MARBLES AND MEMORY:TWO URN MODELS OF LEARNING

__Phenomenon to be explained__:
When people are instructed to learn paired associates, the proportion correct increases as a monotonic, negatively accelerated function of the number of repetitions (reinforcements of stimulus and response) of the pair of items. The exact form of this relationship is called the empirical learning curve.

__Notation__: C_{n} is the event "Correct on trial n". The probability correct on trial n will be denoted P(C_{n}) or P_{n}.

On the first trial, there have been no reinforcements; therefore

P(C_{1}) = G, where G is the guessing rate.

Sometimes G is known from the design of the study (e.g., with two answers and no prior training, G = .5) Other times, P(C_{1}) will represent the initial state of knowledge.

__Urn Analogy__: Each marble in the urn represents an association from the stimulus to a response. Perhaps each marble represents a neural link. Each marble is either White (for wrong) or Red (for right), and the marbles are assumed to be randomly mixed between trials. On each trial, a marble is chosen at random, as though the subject selects one association on each trial.

If the marble is Red, the response is right (correct).

If the marble is White, it is wrong.

Let R_{n} = the number of red marbles on trial n.

W_{n} = the number of white marbles on trial n.

T_{n} = R_{n} + W_{n} = the total number of marbles on trial n.

P(C_{n}) = (theoretical) probability of correct on trial n

P(C_{n}) = R_{n}/T_{n}

The probability of being correct on trial n corresponds to the probability of selecting a red marble on trial n.

In this analogy, learning corresponds to changing the proportion of Red marbles in the urn. There are two simple ways to change the proportion of red marbles in the urn:

(1) Add red marbles on each trial. (Accumulation)

(2) Replace marbles in the urn with red marbles. (Replacement)

In this handout, we will assume that every reinforcement is equally effective and that the subject would eventually learn perfectly. Therefore, the asymptote is 1.0 for the probability correct; as n gets large, P(C_{n}) approaches 1.0. Later, we will consider a more general case where this asymptote, __a__, need not be 1.0.

__Accumulation Theory__:

According to accumulation theory, new associations are added, but old associations (like "bad habits") are never wiped out. The total number of marbles increases on each trial.

Let R_{1} = the number of red marbles on trial 1

W_{1} = the number of white marbles on trial 1

__Key Assumption__: For each __reinforcement__, k red marbles are added to the urn. Therefore,

R_{n} = R_{1} + (n - 1)k

W_{n} = W_{1}

(Note that on trial n, there have been n - 1 reinforcements).

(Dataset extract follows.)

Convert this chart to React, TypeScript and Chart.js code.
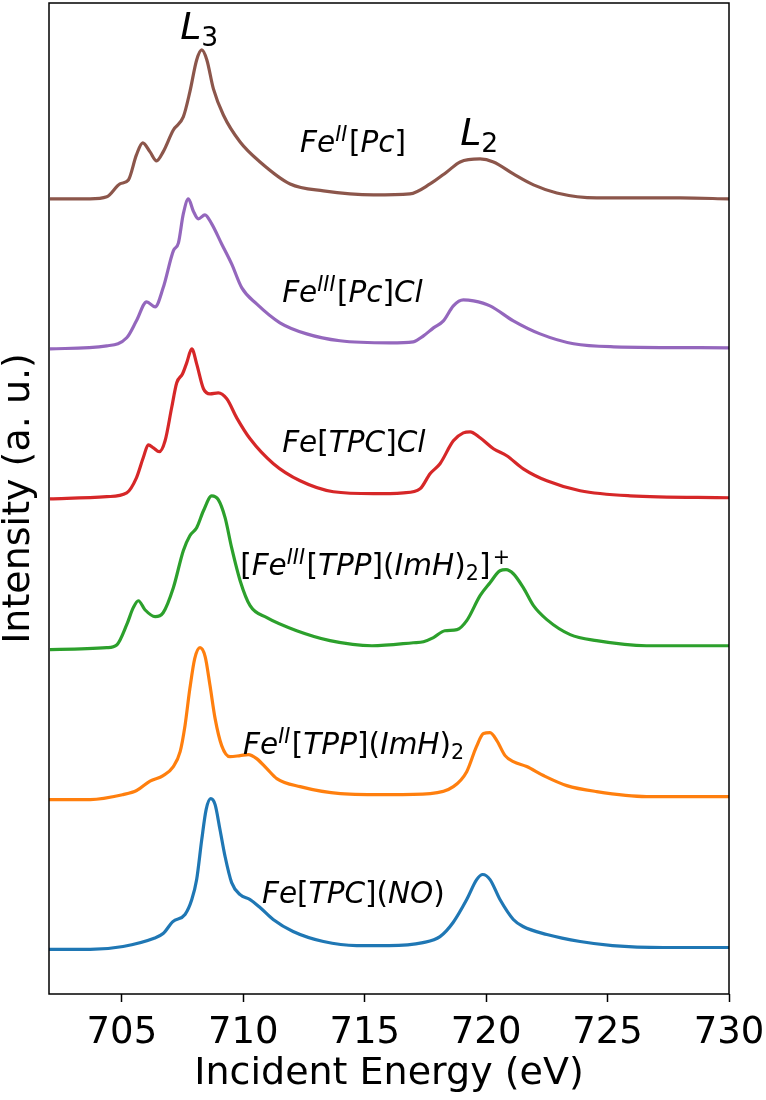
import React, { useEffect, useRef } from "react";
import { Chart, registerables } from "chart.js";

Chart.register(...registerables);

// Fe L-edge XAS spectra, normalised, stacked with a vertical offset of 1 per sample.
const energyFeTPCNO = [702.0, 703.7, 705.05, 706.3, 706.7, 707.1, 707.6, 707.88, 708.08, 708.29, 708.47, 708.66, 708.84, 709.04, 709.25, 709.52, 709.87, 710.28, 710.69, 711.23, 712.05, 713.3, 714.67, 716.0, 717.4, 718.1, 718.64, 719.2, 719.61, 719.86, 720.16, 720.57, 721.12, 721.52, 722.5, 723.87, 725.2, 727.3, 730.0];
const intensityFeTPCNO = [-0.013, -0.013, 0.007, 0.06, 0.093, 0.173, 0.22, 0.32, 0.453, 0.72, 0.92, 0.993, 0.953, 0.787, 0.607, 0.433, 0.353, 0.32, 0.267, 0.187, 0.107, 0.04, 0.013, 0.013, 0.033, 0.073, 0.167, 0.32, 0.453, 0.487, 0.453, 0.32, 0.187, 0.14, 0.087, 0.04, 0.013, 0.0, 0.0];

const energyFeIITPP = [702.0, 703.7, 705.05, 705.61, 706.16, 706.7, 707.12, 707.4, 707.6, 707.8, 708.0, 708.22, 708.43, 708.63, 708.84, 709.11, 709.45, 709.87, 710.21, 710.55, 710.97, 711.38, 712.34, 714.0, 716.04, 717.7, 718.65, 719.2, 719.6, 719.89, 720.16, 720.44, 720.78, 721.12, 721.67, 722.36, 723.32, 724.55, 726.6, 730.0];
const intensityFeIITPP = [-0.013, -0.013, 0.02, 0.047, 0.11, 0.147, 0.207, 0.307, 0.48, 0.727, 0.927, 1.0, 0.94, 0.747, 0.527, 0.347, 0.273, 0.28, 0.287, 0.26, 0.193, 0.127, 0.073, 0.027, 0.02, 0.027, 0.073, 0.173, 0.34, 0.427, 0.433, 0.38, 0.28, 0.24, 0.207, 0.147, 0.08, 0.04, 0.007, 0.007];

const energyFeIIITPP = [702.04, 704.38, 704.8, 705.2, 705.47, 705.68, 705.95, 706.37, 706.7, 707.12, 707.53, 707.8, 708.08, 708.36, 708.7, 708.97, 709.25, 709.52, 709.87, 710.28, 710.97, 712.2, 713.57, 715.3, 717.0, 717.42, 717.83, 718.3, 718.8, 719.2, 719.75, 720.16, 720.57, 720.82, 721.12, 721.53, 721.95, 722.5, 723.46, 724.55, 726.6, 730.0];
const intensityFeIIITPP = [-0.013, 0.0, 0.02, 0.153, 0.267, 0.313, 0.253, 0.207, 0.233, 0.4, 0.647, 0.747, 0.8, 0.913, 1.013, 0.987, 0.867, 0.667, 0.447, 0.28, 0.2, 0.113, 0.047, 0.013, 0.033, 0.04, 0.067, 0.113, 0.12, 0.18, 0.347, 0.433, 0.513, 0.52, 0.493, 0.4, 0.28, 0.187, 0.087, 0.047, 0.013, 0.013];

const energyFeTPCCl = [702.04, 704.38, 705.2, 705.6, 705.88, 706.09, 706.3, 706.54, 706.78, 707.05, 707.26, 707.5, 707.67, 707.88, 708.08, 708.36, 708.63, 708.97, 709.32, 709.73, 710.28, 711.24, 712.34, 713.71, 715.36, 716.6, 717.28, 717.69, 718.1, 718.65, 719.06, 719.34, 719.75, 720.3, 720.85, 721.53, 722.5, 723.87, 725.93, 730.0];
const intensityFeTPCCl = [-0.007, 0.007, 0.033, 0.133, 0.267, 0.353, 0.333, 0.307, 0.38, 0.6, 0.767, 0.827, 0.9, 0.993, 0.893, 0.727, 0.693, 0.7, 0.66, 0.533, 0.393, 0.227, 0.113, 0.04, 0.027, 0.033, 0.06, 0.16, 0.227, 0.38, 0.433, 0.44, 0.4, 0.327, 0.28, 0.193, 0.113, 0.047, 0.013, 0.0];

const energyFeIIIPcCl = [702.04, 704.38, 705.2, 705.6, 706.02, 706.37, 706.7, 707.12, 707.33, 707.53, 707.74, 707.94, 708.15, 708.42, 708.7, 709.11, 709.52, 709.94, 710.55, 711.51, 712.61, 713.98, 716.04, 717.0, 717.42, 717.83, 718.24, 718.65, 719.06, 719.48, 720.16, 721.12, 722.22, 723.6, 725.25, 730.0];
const intensityFeIIIPcCl = [-0.007, 0.013, 0.067, 0.18, 0.307, 0.273, 0.4, 0.647, 0.7, 0.893, 0.993, 0.913, 0.86, 0.887, 0.827, 0.693, 0.56, 0.4, 0.293, 0.167, 0.093, 0.047, 0.033, 0.04, 0.08, 0.133, 0.18, 0.28, 0.32, 0.313, 0.28, 0.18, 0.093, 0.027, 0.007, 0.0];

const energyFeIIPc = [702.04, 703.69, 704.38, 704.92, 705.27, 705.6, 705.86, 706.16, 706.43, 706.7, 707.12, 707.53, 707.8, 708.08, 708.29, 708.5, 708.77, 709.18, 709.87, 710.69, 711.93, 713.3, 715.36, 716.86, 717.69, 718.38, 718.93, 719.75, 720.3, 721.12, 721.95, 722.91, 724.55, 727.99, 730.0];
const intensityFeIIPc = [-0.007, -0.007, 0.007, 0.093, 0.12, 0.287, 0.367, 0.307, 0.247, 0.307, 0.453, 0.54, 0.707, 0.92, 0.987, 0.92, 0.727, 0.553, 0.373, 0.24, 0.093, 0.047, 0.02, 0.027, 0.093, 0.173, 0.24, 0.26, 0.24, 0.16, 0.087, 0.033, 0.0, 0.0, -0.007];

const seriesEnergies = [energyFeTPCNO, energyFeIITPP, energyFeIIITPP, energyFeTPCCl, energyFeIIIPcCl, energyFeIIPc];
const seriesIntensities = [intensityFeTPCNO, intensityFeIITPP, intensityFeIIITPP, intensityFeTPCCl, intensityFeIIIPcCl, intensityFeIIPc];
const seriesNames = ["Fe[TPC](NO)", "FeII[TPP](ImH)2", "[FeIII[TPP](ImH)2]+", "Fe[TPC]Cl", "FeIII[Pc]Cl", "FeII[Pc]"];
const seriesOffsets = [0, 1, 2, 3, 4, 5];
const seriesColors = ["#1f77b4", "#ff7f0e", "#2ca02c", "#d62728", "#9467bd", "#8c564b"];

const xTickValues = [705, 710, 715, 720, 725, 730];

// Label pieces: i = italic, r = upright; lv 1 = superscript, -1 = subscript.
type Piece = { t: string; s: "i" | "r"; lv: number };
const P = (t: string, s: "i" | "r" = "i", lv = 0): Piece => ({ t, s, lv });

const sampleLabels: { pieces: Piece[]; x: number; y: number; size: number }[] = [
  { pieces: [P("L"), P("3", "r", -1)], x: 707.4, y: 6.058, size: 38 },
  { pieces: [P("L"), P("2", "r", -1)], x: 718.93, y: 5.353, size: 38 },
  { pieces: [P("Fe"), P("II", "i", 1), P("[", "r"), P("Pc"), P("]", "r")], x: 712.34, y: 5.308, size: 29.5 },
  { pieces: [P("Fe"), P("III", "i", 1), P("[", "r"), P("Pc"), P("]", "r"), P("Cl")], x: 711.6, y: 4.308, size: 29.5 },
  { pieces: [P("Fe"), P("[", "r"), P("TPC"), P("]", "r"), P("Cl")], x: 711.6, y: 3.307, size: 29.5 },
  { pieces: [P("[", "r"), P("Fe"), P("III", "i", 1), P("[", "r"), P("TPP"), P("]", "r"), P("(", "r"), P("ImH"), P(")", "r"), P("2", "r", -1), P("]", "r"), P("+", "r", 1)], x: 709.87, y: 2.485, size: 29.5 },
  { pieces: [P("Fe"), P("II", "i", 1), P("[", "r"), P("TPP"), P("]", "r"), P("(", "r"), P("ImH"), P(")", "r"), P("2", "r", -1)], x: 709.99, y: 1.291, size: 29.5 },
  { pieces: [P("Fe"), P("[", "r"), P("TPC"), P("]", "r"), P("(", "r"), P("NO"), P(")", "r")], x: 710.77, y: 0.297, size: 29.5 },
];

const FONT = "'DejaVu Sans'";

function drawPieces(ctx: CanvasRenderingContext2D, pieces: Piece[], x: number, y: number, size: number) {
  let cx = x;
  for (const p of pieces) {
    const fs = p.lv === 0 ? size : size * 0.7;
    const dy = p.lv === 1 ? -size * 0.36 : p.lv === -1 ? size * 0.18 : 0;
    ctx.font = `${p.s === "i" ? "italic " : ""}${fs}px ${FONT}`;
    if (p.lv === 1 && p.s === "r") cx += size * 0.08;
    ctx.fillText(p.t, cx, y + dy);
    cx += ctx.measureText(p.t).width;
    if (p.lv === 1) cx += size * 0.05;
  }
}

const framePlugin = {
  id: "frameAndLabels",
  afterDraw(chart: any) {
    const { ctx, chartArea, scales } = chart;
    ctx.save();
    ctx.strokeStyle = "#000";
    ctx.lineWidth = 1.5;
    ctx.strokeRect(chartArea.left, chartArea.top, chartArea.right - chartArea.left, chartArea.bottom - chartArea.top);
    ctx.fillStyle = "#000";
    ctx.textAlign = "left";
    ctx.textBaseline = "alphabetic";
    for (const lab of sampleLabels) {
      drawPieces(ctx, lab.pieces, scales.x.getPixelForValue(lab.x), scales.y.getPixelForValue(lab.y), lab.size);
    }
    ctx.restore();
  },
};

export default function App() {
  const canvasRef = useRef<HTMLCanvasElement>(null);

  useEffect(() => {
    const datasets = seriesEnergies.map((energies, k) => ({
      label: seriesNames[k],
      data: energies.map((e, i) => ({ x: e, y: seriesIntensities[k][i] + seriesOffsets[k] })),
      borderColor: seriesColors[k],
      backgroundColor: seriesColors[k],
      borderWidth: 3.2,
      pointRadius: 0,
      cubicInterpolationMode: "monotone" as const,
      fill: false,
    }));

    const chart = new Chart(canvasRef.current!, {
      type: "line",
      data: { datasets },
      plugins: [framePlugin],
      options: {
        animation: false,
        responsive: false,
        layout: { padding: { top: 3, right: 37, left: 0, bottom: 0 } },
        plugins: { legend: { display: false }, tooltip: { enabled: false } },
        scales: {
          x: {
            type: "linear",
            min: 702,
            max: 730,
            afterBuildTicks: (s: any) => {
              s.ticks = xTickValues.map((v) => ({ value: v }));
            },
            afterFit: (s: any) => {
              s.height = 106;
              s.paddingLeft = 0;
              s.paddingRight = 0;
            },
            border: { display: false },
            grid: {
              drawOnChartArea: false,
              drawTicks: true,
              tickLength: 8,
              tickWidth: 1.5,
              tickColor: "#000",
            },
            ticks: {
              color: "#000",
              padding: 9,
              maxRotation: 0,
              autoSkip: false,
              font: { family: FONT, size: 37 },
              callback: (v: any) => String(v),
            },
            title: {
              display: true,
              text: "Incident Energy (eV)",
              color: "#000",
              font: { family: FONT, size: 38, lineHeight: 1 },
              padding: { top: 0, bottom: 7 },
            },
          },
          y: {
            type: "linear",
            min: -0.31,
            max: 6.3,
            afterFit: (s: any) => {
              s.width = 49;
              s.paddingTop = 0;
              s.paddingBottom = 0;
            },
            border: { display: false },
            grid: { display: false },
            ticks: { display: false },
            title: {
              display: true,
              text: "Intensity (a. u.)",
              color: "#000",
              font: { family: FONT, size: 38, lineHeight: 1 },
              padding: { top: 0, bottom: 0 },
            },
          },
        },
      },
    });
    return () => chart.destroy();
  }, []);

  return (
    <div style={{ position: "absolute", left: 0, top: 0, width: 766, height: 1100 }}>
      <canvas ref={canvasRef} width={766} height={1100} style={{ display: "block" }} />
    </div>
  );
}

Therefore,

P(C_{n}) = [R_{1}+(n - 1)k]/[R_{1} +(n - 1)k + W_{1}]

Dividing both numerator and denominator by R_{1} + W_{1}, using the fact that

G = R_{1}/(R_{1} + W_{1}), and letting Q = k/(R_{1} + W_{1}), we have:

P(C_{n}) = [G + (n - 1)Q]/[1 + (n - 1)Q] (1)

Write a computer program to calculate this curve for n = 1 to 10, for any G and Q.

__Replacement Theory__:

According to this theory, the total number of associations remains constant, and wrong associations can be replaced by correct ones. The total number of marbles stays the same from trial to trial, T.

__Key assumption__: For each __reinforcement__, k marbles are randomly sampled and replaced with k red marbles. Because the marbles are randomly sampled, the replaced marbles contain some red and some white. The number of red marbles on trial n is therefore equal to the previous number, minus those taken out, plus k red:

R_{n} = R_{n - 1} - k(R_{n - 1}/T) + k

Therefore, dividing by T, letting Q = k/T

P(C_{n}) = P(C_{n - 1}) +Q[1 - P(C_{n - 1})] (2)

Write a program to calculate predictions for replacement theory. Remember, P(C_{1}) = G.

It can be shown (by induction) that Equation 2 is equivalent to the following:

P(C_{n}) = 1 - (1 - G)(1 - Q)^{(n - 1)} (3)

Write a program to calculate the learning curves according to both Equation 2 and 3, (the results will be the same).